Hugh O’Donnell tagged me for this meme.
Because many of the blogs I read by educators have already been tagged, I am going to tag the following educators: Mark Elrod, Bald Blogger, JRB, Tenured Radical and Dave’s Internet Lounge.
THE RULES:
Post a picture or make/take/create your own that captures what YOU are most passionate for students to learn about.
Give your picture a short title.
Title your blog post “Meme: Passion Quilt.”

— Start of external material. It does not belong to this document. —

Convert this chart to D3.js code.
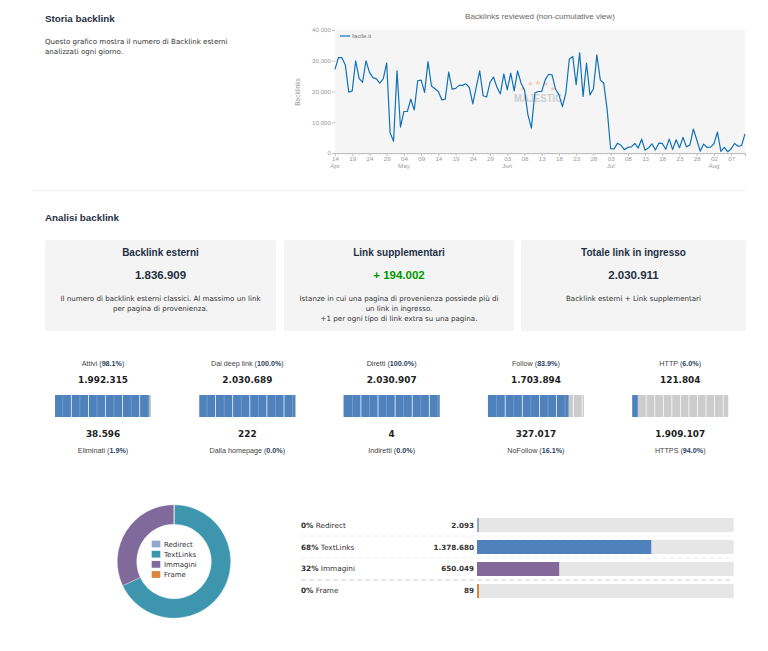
<!DOCTYPE html>
<html>
<head>
<meta charset="utf-8">
<script src="https://cdn.jsdelivr.net/npm/d3@7"></script>
<style>
  html, body { margin: 0; padding: 0; background: #fff; }
  svg { display: block; }
  .body { font-family: "DejaVu Sans", sans-serif; }
  .head { font-family: "Liberation Sans", Arial, sans-serif; font-weight: bold; fill: #1f3044; }
  .hc { font-family: "Liberation Sans", Arial, sans-serif; }
  .axis text { font-family: "Liberation Sans", Arial, sans-serif; font-size: 6.2px; fill: #999; }
  .axis path, .axis line { stroke: #c0c0c0; }
</style>
</head>
<body>
<svg width="768" height="651"></svg>
<script>
const svg = d3.select("svg");

// daily backlinks, starts 14 Apr
const backlinkValues = [
  27200, 31000, 31000, 28600, 19800, 20200, 30000, 24300, 23000, 30000,
  26200, 24500, 24100, 22700, 24100, 29200, 6500, 3800, 26700, 8400,
  13500, 13500, 17500, 14000, 23500, 23700, 19700, 29700, 21800, 20900,
  20000, 17300, 17500, 26300, 20800, 21000, 22000, 22000, 22500, 21300,
  16000, 21400, 26700, 18600, 18200, 23000, 24700, 21400, 19200, 25700,
  20500, 26000, 20200, 26700, 22700, 20500, 12400, 8100, 19500, 20000,
  20000, 23800, 25600, 25400, 20800, 18900, 15100, 19500, 30500, 31400,
  22200, 32600, 18400, 29200, 18900, 20800, 31900, 23800, 22700, 14000,
  1400, 1300, 3200, 2500, 1100, 1800, 2000, 3100, 1600, 4500,
  900, 1700, 3000, 1000, 3200, 3100, 1200, 4500, 1100, 4300,
  1700, 5100, 2000, 2600, 7800, 4300, 600, 2900, 1800, 1900,
  3100, 6800, 500, 1800, 400, 1400, 3100, 2200, 2400, 6200
];
const yTicks = [0, 10000, 20000, 30000, 40000];
const xTickDays = [
  "2019-04-14", "2019-04-19", "2019-04-24", "2019-04-29", "2019-05-04", "2019-05-09",
  "2019-05-14", "2019-05-19", "2019-05-24", "2019-05-29", "2019-06-03", "2019-06-08",
  "2019-06-13", "2019-06-18", "2019-06-23", "2019-06-28", "2019-07-03", "2019-07-08",
  "2019-07-13", "2019-07-18", "2019-07-23", "2019-07-28", "2019-08-02", "2019-08-07"
];
const monthTicks = ["2019-04-14", "2019-05-04", "2019-06-03", "2019-07-03", "2019-08-02"];

const cardTitles = ["Backlink esterni", "Link supplementari", "Totale link in ingresso"];
const cardValues = ["1.836.909", "+ 194.002", "2.030.911"];
const cardNotes = [
  ["Il numero di backlink esterni classici. Al massimo un link", "per pagina di provenienza."],
  ["Istanze in cui una pagina di provenienza possiede più di", "un link in ingresso.", "+1 per ogni tipo di link extra su una pagina."],
  ["Backlink esterni + Link supplementari"]
];

const gaugeTopLabels = ["Attivi", "Dai deep link", "Diretti", "Follow", "HTTP"];
const gaugeTopPercents = [98.1, 100.0, 100.0, 83.9, 6.0];
const gaugeTopValues = ["1.992.315", "2.030.689", "2.030.907", "1.703.894", "121.804"];
const gaugeBottomLabels = ["Eliminati", "Dalla homepage", "Indiretti", "NoFollow", "HTTPS"];
const gaugeBottomPercents = [1.9, 0.0, 0.0, 16.1, 94.0];
const gaugeBottomValues = ["38.596", "222", "4", "327.017", "1.909.107"];

const linkTypes = ["Redirect", "TextLinks", "Immagini", "Frame"];
const linkCounts = [2093, 1378680, 650049, 89];
const linkCountLabels = ["2.093", "1.378.680", "650.049", "89"];
const linkPercents = ["0%", "68%", "32%", "0%"];
const donutColors = ["#92a8cd", "#3d96ae", "#80699b", "#db843d"];
const barColors = ["#92a8cd", "#4f81bd", "#82689b", "#db843d"];

const parseDay = d3.timeParse("%Y-%m-%d");

function label(parent, x, y, txt, size, anchor, fill, weight) {
    return parent.append("text")
        .attr("class", "body")
        .attr("x", x)
        .attr("y", y)
        .attr("text-anchor", anchor || "start")
        .attr("fill", fill || "#333")
        .style("font-weight", weight || "normal")
        .style("font-size", size + "px")
        .text(txt);
}

// ---- header text
svg.append("text").attr("class", "head").attr("x", 45).attr("y", 21.5).style("font-size", "9.8px").text("Storia backlink");
label(svg, 45, 44, "Questo grafico mostra il numero di Backlink esterni", 7.1);
label(svg, 45, 54, "analizzati ogni giorno.", 7.1);

svg.append("line")
    .attr("x1", 33).attr("x2", 745).attr("y1", 190.5).attr("y2", 190.5)
    .attr("stroke", "#eeeeee");

svg.append("text").attr("class", "head").attr("x", 45).attr("y", 220.5).style("font-size", "9.8px").text("Analisi backlink");

// ---- line chart
const chart = { left: 335, right: 745, top: 30, bottom: 153 };
const startDay = parseDay(xTickDays[0]);
const days = backlinkValues.map((v, i) => d3.timeDay.offset(startDay, i));

const xTime = d3.scaleTime()
    .domain([days[0], days[days.length - 1]])
    .range([chart.left, chart.right]);

const yBacklinks = d3.scaleLinear()
    .domain([0, 40000])
    .range([chart.bottom, chart.top]);

svg.append("rect")
    .attr("x", chart.left)
    .attr("y", chart.top)
    .attr("width", chart.right - chart.left)
    .attr("height", chart.bottom - chart.top)
    .attr("fill", "#f5f5f5");

svg.append("text")
    .attr("class", "hc")
    .attr("x", 540)
    .attr("y", 18.5)
    .attr("text-anchor", "middle")
    .attr("fill", "#666")
    .style("font-size", "8.1px")
    .text("Backlinks reviewed (non-cumulative view)");

// watermark stars + name
const wm = svg.append("g");
[-50, -23, 0, 23, 50].forEach(a => {
    const r = a * Math.PI / 180;
    wm.append("text")
        .attr("class", "body")
        .attr("x", 538 + 19.5 * Math.sin(r))
        .attr("y", 104 - 19.5 * Math.cos(r))
        .attr("text-anchor", "middle")
        .attr("fill", "#f6c9b4")
        .style("font-size", "7px")
        .text("★");
});
wm.append("text")
    .attr("class", "hc")
    .attr("x", 514)
    .attr("y", 102)
    .attr("fill", "#cfcfcf")
    .attr("textLength", 48)
    .attr("lengthAdjust", "spacingAndGlyphs")
    .style("font-size", "11px")
    .style("font-weight", "bold")
    .text("MAJESTIC");

svg.append("g")
    .attr("class", "axis")
    .attr("transform", `translate(${chart.left},0)`)
    .call(d3.axisLeft(yBacklinks).tickValues(yTicks).tickSize(3).tickPadding(1).tickFormat(d3.format(",")))
    .call(g => g.select(".domain").remove());

const xAxis = svg.append("g")
    .attr("class", "axis")
    .attr("transform", `translate(0,${chart.bottom})`);

xAxis.call(d3.axisBottom(xTime)
    .tickValues(xTickDays.map(parseDay))
    .tickSize(3)
    .tickPadding(1)
    .tickFormat(d3.timeFormat("%d")));

xAxis.selectAll(".minor")
    .data(days)
    .enter()
    .append("line")
    .attr("class", "minor")
    .attr("x1", d => xTime(d))
    .attr("x2", d => xTime(d))
    .attr("y1", 0)
    .attr("y2", 1.5);

xAxis.selectAll(".month")
    .data(monthTicks.map(parseDay))
    .enter()
    .append("text")
    .attr("class", "month")
    .attr("x", d => xTime(d))
    .attr("y", 15)
    .attr("text-anchor", "middle")
    .text(d3.timeFormat("%b"));

svg.append("text")
    .attr("class", "hc")
    .attr("transform", "rotate(-90)")
    .attr("x", -92)
    .attr("y", 300)
    .attr("text-anchor", "middle")
    .attr("fill", "#999")
    .style("font-size", "6.5px")
    .text("Backlinks");

svg.append("path")
    .datum(backlinkValues)
    .attr("fill", "none")
    .attr("stroke", "#1272b6")
    .attr("stroke-width", 1.2)
    .attr("stroke-linejoin", "round")
    .attr("d", d3.line().x((d, i) => xTime(days[i])).y(d => yBacklinks(d)));

svg.append("line")
    .attr("x1", 340).attr("x2", 350).attr("y1", 36).attr("y2", 36)
    .attr("stroke", "#1272b6").attr("stroke-width", 1.2);
svg.append("text")
    .attr("class", "hc")
    .attr("x", 352)
    .attr("y", 38.3)
    .attr("fill", "#777")
    .style("font-size", "6.2px")
    .text("facile.it");

// ---- cards
const cardLefts = [45, 284, 521];
const cardWidths = [231, 230, 225];
cardTitles.forEach((title, i) => {
    const g = svg.append("g");
    const cx = cardLefts[i] + cardWidths[i] / 2;
    g.append("rect")
        .attr("x", cardLefts[i])
        .attr("y", 240)
        .attr("width", cardWidths[i])
        .attr("height", 91)
        .attr("rx", 2)
        .attr("fill", "#f4f4f4");
    g.append("text").attr("class", "head").attr("x", cx).attr("y", 255.5)
        .attr("text-anchor", "middle").style("font-size", "10px").text(title);
    g.append("text").attr("class", "head").attr("x", cx).attr("y", 279)
        .attr("text-anchor", "middle").style("font-size", "11.5px")
        .style("fill", i === 1 ? "#009900" : "#1f3044").text(cardValues[i]);
    cardNotes[i].forEach((line, j) => {
        label(g, cx, 300.5 + j * 10.3, line, 7.1, "middle");
    });
});

// ---- gauges
const gaugeX = d3.scaleBand()
    .domain(gaugeTopLabels)
    .range([30.9, 752.4]);
const gaugeFill = d3.scaleLinear().domain([0, 100]).range([0, 96]);
const gaugeSegment = d3.range(0, 12);
const gaugeOffsets = [7.3, 7.3, 8.3, 8.3, 5];

function gaugeLabel(g, cx, y, name, pct) {
    const t = g.append("text")
        .attr("class", "hc")
        .attr("x", cx)
        .attr("y", y)
        .attr("text-anchor", "middle")
        .attr("fill", "#444")
        .style("font-size", "7.2px")
        .text(name + " (");
    t.append("tspan").attr("fill", "#2a3f5f").style("font-weight", "bold").text(pct.toFixed(1) + "%");
    t.append("tspan").text(")");
}

gaugeTopLabels.forEach((name, i) => {
    const cx = gaugeX(name) + gaugeX.bandwidth() / 2;
    const left = cx - 48;
    const g = svg.append("g");
    const fillW = gaugeFill(gaugeTopPercents[i]);

    gaugeLabel(g, cx, 365.5, name, gaugeTopPercents[i]);
    label(g, cx, 383, gaugeTopValues[i], 8.9, "middle", "#222", "bold");

    g.append("rect").attr("x", left).attr("y", 395).attr("width", gaugeFill(100)).attr("height", 22).attr("fill", "#cccccc");
    g.append("rect").attr("x", left).attr("y", 395).attr("width", fillW).attr("height", 22).attr("fill", "#4f81bd");

    g.selectAll(".seg")
        .data(gaugeSegment.filter(d => gaugeOffsets[i] + d * 8.55 < 96))
        .enter()
        .append("rect")
        .attr("class", "seg")
        .attr("x", d => left + gaugeOffsets[i] + d * 8.55)
        .attr("y", 395)
        .attr("width", 0.8)
        .attr("height", 22)
        .attr("fill", "#fff")
        .attr("opacity", d => (gaugeOffsets[i] + d * 8.55 > fillW || d % 2 ? 0.95 : 0.25));

    label(g, cx, 437, gaugeBottomValues[i], 8.9, "middle", "#222", "bold");
    gaugeLabel(g, cx, 452.5, gaugeBottomLabels[i], gaugeBottomPercents[i]);
});

// ---- donut
const donut = svg.append("g").attr("transform", "translate(174,561.5)");
const pie = d3.pie().sort(null);
const arc = d3.arc().innerRadius(37.3).outerRadius(56.7);

donut.selectAll("path")
    .data(pie(linkCounts))
    .enter()
    .append("path")
    .attr("d", arc)
    .attr("fill", (d, i) => donutColors[i])
    .attr("stroke", "#fff")
    .attr("stroke-width", 0.3);

const legendY = d3.scalePoint().domain(linkTypes).range([544, 574.5]);
linkTypes.forEach((name, i) => {
    svg.append("rect")
        .attr("x", 151.7)
        .attr("y", legendY(name) - 3.4)
        .attr("width", 8.6)
        .attr("height", 6.8)
        .attr("fill", donutColors[i]);
    label(svg, 164, legendY(name) + 2.5, name, 7);
});

// ---- link type bars
const rowY = d3.scaleBand().domain(linkTypes).range([518, 598]).paddingInner(0.3636);
const barX = d3.scaleLinear().domain([0, d3.sum(linkCounts)]).range([0, 256.7]);

linkTypes.forEach((name, i) => {
    const y = rowY(name);
    const mid = y + rowY.bandwidth() / 2 + 2.5;
    svg.append("rect").attr("x", 477).attr("y", y).attr("width", 256.7).attr("height", rowY.bandwidth())
        .attr("rx", 1).attr("fill", "#e6e6e6");
    svg.append("rect").attr("x", 477).attr("y", y)
        .attr("width", Math.max(2, barX(linkCounts[i])))
        .attr("height", rowY.bandwidth())
        .attr("fill", barColors[i]);

    const t = label(svg, 301, mid, "", 7.3);
    t.append("tspan").style("font-weight", "bold").text(linkPercents[i]);
    t.append("tspan").text(" " + name);
    label(svg, 474, mid, linkCountLabels[i], 7.2, "end", "#333", "bold");

    if (i < 3) {
        svg.append("line")
            .attr("x1", 301).attr("x2", 733)
            .attr("y1", y + rowY.bandwidth() + 4)
            .attr("y2", y + rowY.bandwidth() + 4)
            .attr("stroke", i === 2 ? "#cccccc" : "#eeeeee")
            .attr("stroke-dasharray", "5 3");
    }
});
</script>
</body>
</html>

Link back to this blog entry.
Include links to 5 (or more) educators.
My Title: I am Still an Invisible Man

Ralph Ellison’s classic novel, Invisible Man, highlights the challenges many blacks felt in white America:
I am an invisible man. No, I am not a spook like those who haunted Edgar Allan Poe; nor am I one of your Hollywood-movie ectoplasms. I am a man of substance, of flesh and bone, fiber and liquids — and I might even be said to possess a mind. I am invisible, understand, simply because people refuse to see me. Like the bodiless heads you see sometimes in circus sideshows, it is as though I have been surrounded by mirrors of hard, distorting glass. When they approach me they see only my surroundings, themselves, or figments of their imagination — indeed, everything and anything except me.
Thanks, Eddie.
I’ve passed it on.
That is a moving picture. I am always moved by Ellison’s intro piece to that book.
I love the way the world has changed. I suspect many students see what Ellison addressed and the art piece as being in another world. I fear this.
Are you watching Black Magic on ESPN? Do you think your black student athletes understand the importance of race and sports?
I am building a virtual quilt from these passion posts, using your images as blocks, with link-backs to your original posts. You can see the passion quilt article here.
And the link to the quilt is here.
Thank you, Edward. I’ll never get over the irony of how visibility contributes to invisibility.
saintreester,
I love what you have done. Wow!!!
I wish I could influence some of the young African-American men I see at the high school I work at to read Ellison’s novel. The passage you quoted (first page?) is as accurate now as it was in the early ’50’s. Maybe this generation is different. I have yet to meet young folks, black or white, who are reflective enough to answer the question for me.